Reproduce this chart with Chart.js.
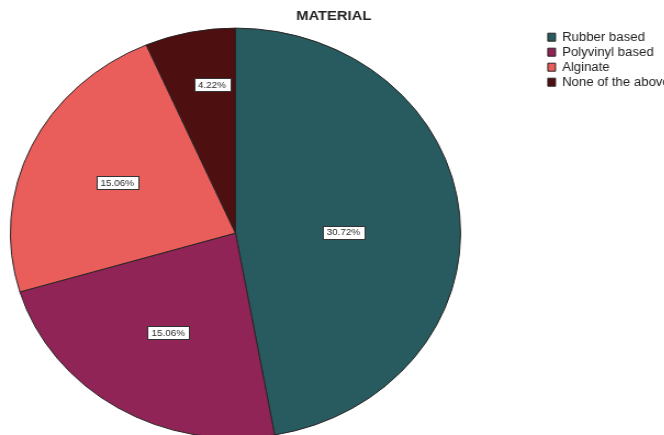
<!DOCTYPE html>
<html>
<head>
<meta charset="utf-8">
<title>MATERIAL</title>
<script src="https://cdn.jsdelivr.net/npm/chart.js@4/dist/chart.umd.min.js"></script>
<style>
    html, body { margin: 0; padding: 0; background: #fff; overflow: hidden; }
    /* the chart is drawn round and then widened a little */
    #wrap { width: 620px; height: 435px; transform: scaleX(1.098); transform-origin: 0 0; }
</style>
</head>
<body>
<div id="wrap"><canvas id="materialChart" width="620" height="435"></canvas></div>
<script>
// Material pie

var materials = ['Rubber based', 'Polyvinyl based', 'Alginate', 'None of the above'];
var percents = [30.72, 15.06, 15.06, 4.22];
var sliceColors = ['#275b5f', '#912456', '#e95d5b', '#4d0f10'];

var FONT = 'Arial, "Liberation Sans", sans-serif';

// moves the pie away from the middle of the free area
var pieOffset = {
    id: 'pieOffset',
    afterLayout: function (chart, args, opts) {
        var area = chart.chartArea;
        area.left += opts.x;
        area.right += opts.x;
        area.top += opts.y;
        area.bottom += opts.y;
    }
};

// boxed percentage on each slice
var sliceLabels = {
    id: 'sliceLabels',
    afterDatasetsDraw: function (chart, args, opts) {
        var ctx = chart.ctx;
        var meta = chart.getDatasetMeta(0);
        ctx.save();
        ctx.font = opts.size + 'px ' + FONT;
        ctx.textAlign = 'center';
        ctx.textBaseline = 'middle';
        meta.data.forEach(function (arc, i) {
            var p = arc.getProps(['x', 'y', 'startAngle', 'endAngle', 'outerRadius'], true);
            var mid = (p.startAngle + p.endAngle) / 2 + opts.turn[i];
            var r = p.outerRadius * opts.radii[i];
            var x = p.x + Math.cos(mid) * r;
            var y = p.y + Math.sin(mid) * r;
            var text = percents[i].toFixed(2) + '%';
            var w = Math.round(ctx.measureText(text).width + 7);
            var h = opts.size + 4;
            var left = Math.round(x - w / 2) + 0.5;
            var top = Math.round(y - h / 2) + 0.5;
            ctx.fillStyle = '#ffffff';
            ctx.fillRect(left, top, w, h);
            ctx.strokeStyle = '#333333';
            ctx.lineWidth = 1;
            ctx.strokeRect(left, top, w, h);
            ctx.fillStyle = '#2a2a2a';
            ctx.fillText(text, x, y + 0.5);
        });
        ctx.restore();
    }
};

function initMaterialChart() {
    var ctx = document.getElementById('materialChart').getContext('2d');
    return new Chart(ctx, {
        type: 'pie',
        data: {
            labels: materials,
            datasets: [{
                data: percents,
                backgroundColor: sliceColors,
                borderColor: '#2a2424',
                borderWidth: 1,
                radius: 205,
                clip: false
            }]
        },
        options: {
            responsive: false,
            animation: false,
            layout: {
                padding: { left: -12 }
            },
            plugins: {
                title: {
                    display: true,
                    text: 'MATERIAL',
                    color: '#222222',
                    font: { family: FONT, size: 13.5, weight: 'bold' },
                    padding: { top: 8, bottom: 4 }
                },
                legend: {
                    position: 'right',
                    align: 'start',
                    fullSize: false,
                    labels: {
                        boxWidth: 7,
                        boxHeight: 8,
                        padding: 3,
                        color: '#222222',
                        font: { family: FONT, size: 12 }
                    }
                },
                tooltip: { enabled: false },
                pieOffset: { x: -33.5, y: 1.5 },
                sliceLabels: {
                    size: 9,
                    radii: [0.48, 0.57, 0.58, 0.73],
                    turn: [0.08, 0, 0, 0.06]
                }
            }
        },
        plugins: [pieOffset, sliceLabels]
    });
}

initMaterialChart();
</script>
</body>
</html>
= = = =
Output the lines above in full and exactly as given, omitting any pictures.

Reproduce this chart with Chart.js.
<!DOCTYPE html>
<html>
<head>
<meta charset="utf-8">
<title>MATERIAL</title>
<script src="https://cdn.jsdelivr.net/npm/chart.js@4/dist/chart.umd.min.js"></script>
<style>
    html, body { margin: 0; padding: 0; background: #fff; overflow: hidden; }
    /* the chart is drawn round and then widened a little */
    #wrap { width: 620px; height: 435px; transform: scaleX(1.098); transform-origin: 0 0; }
</style>
</head>
<body>
<div id="wrap"><canvas id="materialChart" width="620" height="435"></canvas></div>
<script>
// Material pie

var materials = ['Rubber based', 'Polyvinyl based', 'Alginate', 'None of the above'];
var percents = [30.72, 15.06, 15.06, 4.22];
var sliceColors = ['#275b5f', '#912456', '#e95d5b', '#4d0f10'];

var FONT = 'Arial, "Liberation Sans", sans-serif';

// moves the pie away from the middle of the free area
var pieOffset = {
    id: 'pieOffset',
    afterLayout: function (chart, args, opts) {
        var area = chart.chartArea;
        area.left += opts.x;
        area.right += opts.x;
        area.top += opts.y;
        area.bottom += opts.y;
    }
};

// boxed percentage on each slice
var sliceLabels = {
    id: 'sliceLabels',
    afterDatasetsDraw: function (chart, args, opts) {
        var ctx = chart.ctx;
        var meta = chart.getDatasetMeta(0);
        ctx.save();
        ctx.font = opts.size + 'px ' + FONT;
        ctx.textAlign = 'center';
        ctx.textBaseline = 'middle';
        meta.data.forEach(function (arc, i) {
            var p = arc.getProps(['x', 'y', 'startAngle', 'endAngle', 'outerRadius'], true);
            var mid = (p.startAngle + p.endAngle) / 2 + opts.turn[i];
            var r = p.outerRadius * opts.radii[i];
            var x = p.x + Math.cos(mid) * r;
            var y = p.y + Math.sin(mid) * r;
            var text = percents[i].toFixed(2) + '%';
            var w = Math.round(ctx.measureText(text).width + 7);
            var h = opts.size + 4;
            var left = Math.round(x - w / 2) + 0.5;
            var top = Math.round(y - h / 2) + 0.5;
            ctx.fillStyle = '#ffffff';
            ctx.fillRect(left, top, w, h);
            ctx.strokeStyle = '#333333';
            ctx.lineWidth = 1;
            ctx.strokeRect(left, top, w, h);
            ctx.fillStyle = '#2a2a2a';
            ctx.fillText(text, x, y + 0.5);
        });
        ctx.restore();
    }
};

function initMaterialChart() {
    var ctx = document.getElementById('materialChart').getContext('2d');
    return new Chart(ctx, {
        type: 'pie',
        data: {
            labels: materials,
            datasets: [{
                data: percents,
                backgroundColor: sliceColors,
                borderColor: '#2a2424',
                borderWidth: 1,
                radius: 205,
                clip: false
            }]
        },
        options: {
            responsive: false,
            animation: false,
            layout: {
                padding: { left: -12 }
            },
            plugins: {
                title: {
                    display: true,
                    text: 'MATERIAL',
                    color: '#222222',
                    font: { family: FONT, size: 13.5, weight: 'bold' },
                    padding: { top: 8, bottom: 4 }
                },
                legend: {
                    position: 'right',
                    align: 'start',
                    fullSize: false,
                    labels: {
                        boxWidth: 7,
                        boxHeight: 8,
                        padding: 3,
                        color: '#222222',
                        font: { family: FONT, size: 12 }
                    }
                },
                tooltip: { enabled: false },
                pieOffset: { x: -33.5, y: 1.5 },
                sliceLabels: {
                    size: 9,
                    radii: [0.48, 0.57, 0.58, 0.73],
                    turn: [0.08, 0, 0, 0.06]
                }
            }
        },
        plugins: [pieOffset, sliceLabels]
    });
}

initMaterialChart();
</script>
</body>
</html>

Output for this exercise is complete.